Besides helping the U of A better meet its variable heating demands, the modular boilers support the university’s climate action plan.
At the U of A steam plant, the retrofit six-boiler configuration takes up more floor space than would a single central station boiler with comparable steam output. That’s due to the geometry of the retrofit, Turley explains. Designed to fit through a mechanical room doorway, most modular boilers (with the exception of the larger module sizes) can be stacked in a multilevel arrangement where vertical space permits, keeping their overall footprint compact. “In our case, the plant layout wasn’t able to accommodate that,” he says. “If we were designing a modular plant from scratch, the boiler configuration could have been done differently and been very space-efficient.”
Evolutionary Approach
While the U of A now has hot water heating capability, it has no plans to abandon its steam system anytime soon. Says Turley: “Steam is hard to beat in terms of moving a lot of energy over long distance, and our system has historically done that well. We also have a tremendous capital investment in our steam infrastructure.” Instead, the university is taking an ‘evolutionary’ approach, developed out of the original ESPC project, to extend steam service from the existing district system to a number of heating hot water production nodes or ‘mini plants’ around the rapidly growing campus.
As called for in the ESPC, a new nanotechnology building recently joined the first 13 campus buildings served by the new hot water loop. Unlike those 13 buildings, however, the nanotechnology facility was designed without a connection to steam service. To provide a backup heating source for this building, the U of A added steam-to-hot-water converters in parallel with the heat pump loop, enabling the plant to put hot water into the loop using either steam or hot water from the pump. The heating hot water converters also provide a summertime fuel-switching capability if plant operators want to take the heat pump down to reduce peak electrical demand. Again, this operating strategy is complemented by the rapid starting capability of the modular boilers.
The plan not to supply steam to the nanotechnology building got the U of A thinking about developing hot water nodes to serve future campus facilities. By summer 2013, six more newly constructed or renovated buildings will be added to the original hot water loop (receiving heating hot water only). A second hot water node is already commissioned and serving two buildings; it will eventually serve five. Design of a third node is now under way. Following completion of this third plant by summer 2013, a total of 71 campus buildings will ultimately be supplied with district steam and/or hot water, with 11 of those operating off of heating hot water only.

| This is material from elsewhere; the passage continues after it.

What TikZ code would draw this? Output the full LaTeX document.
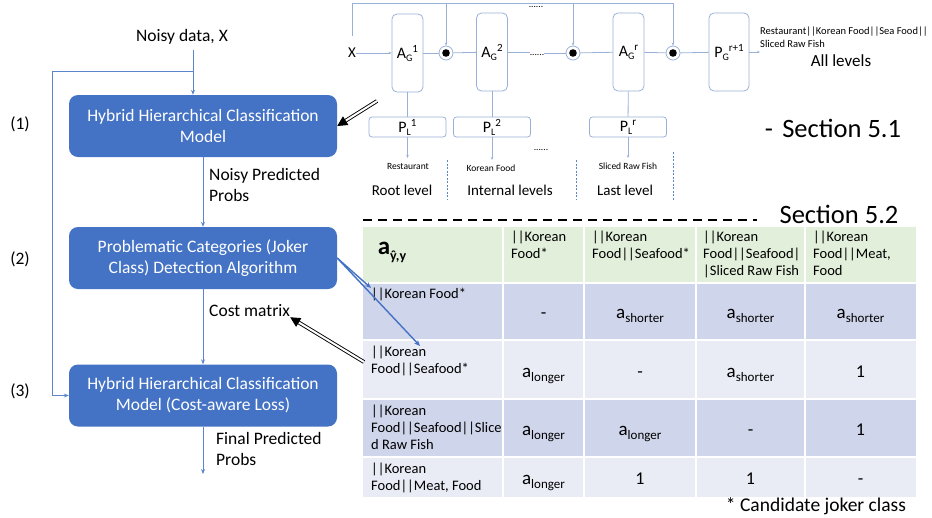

“We take advantage of the steam system to move energy over distance to a single central point, then use hot water to distribute it further to clusters of buildings,” Turley explains. “This allows us to make the best use of the thermal capabilities of steam while reducing the distribution losses from the individual steam runs to each building. Another advantage is that it reduces the maintenance costs associated with steam-to-hot-water conversion at each building.”
Further system improvements are also under consideration. In fact, the U of A is in the middle of a district energy optimization study that, among other things, will consider how to improve the efficiency of the steam plant’s two older watertube boilers. The study may also recommend incorporating combined heat and power as a greenhouse gas mitigation strategy.
Energy Saved, Emissions Reduced
Fiscal Year 2011 performance measurements indicate that the six-boiler modular array is operating at 84.6 percent efficiency (not including blowdown losses) in comparison with the two large watertube units (boilers No. 7 and 8), operating at 72 percent and 77 percent, respectively. For the most part, the modular array has taken the place of boiler No. 7, relegating it to an emergency backup unit that rarely if ever operates. Annual energy savings guaranteed under the ESPC contract from the boiler upgrade are $203,000 per year with reductions in carbon dioxide emissions estimated at 550 metric tons annually. Actual energy savings for the boiler array have met or exceeded these targets over the past two fiscal years.
By utilizing a modular boiler system, the University of Arkansas has the flexibility to efficiently accommodate its variable loads. It also has the flexibility to leverage the resulting energy savings to eventually phase out the remaining conventional boilers to support base-load operation with additional modular units. However the U of A’s district systems may evolve, the advantages of employing multiple on-demand boilers will continue to benefit the Fayetteville campus - and the environment - for decades to come.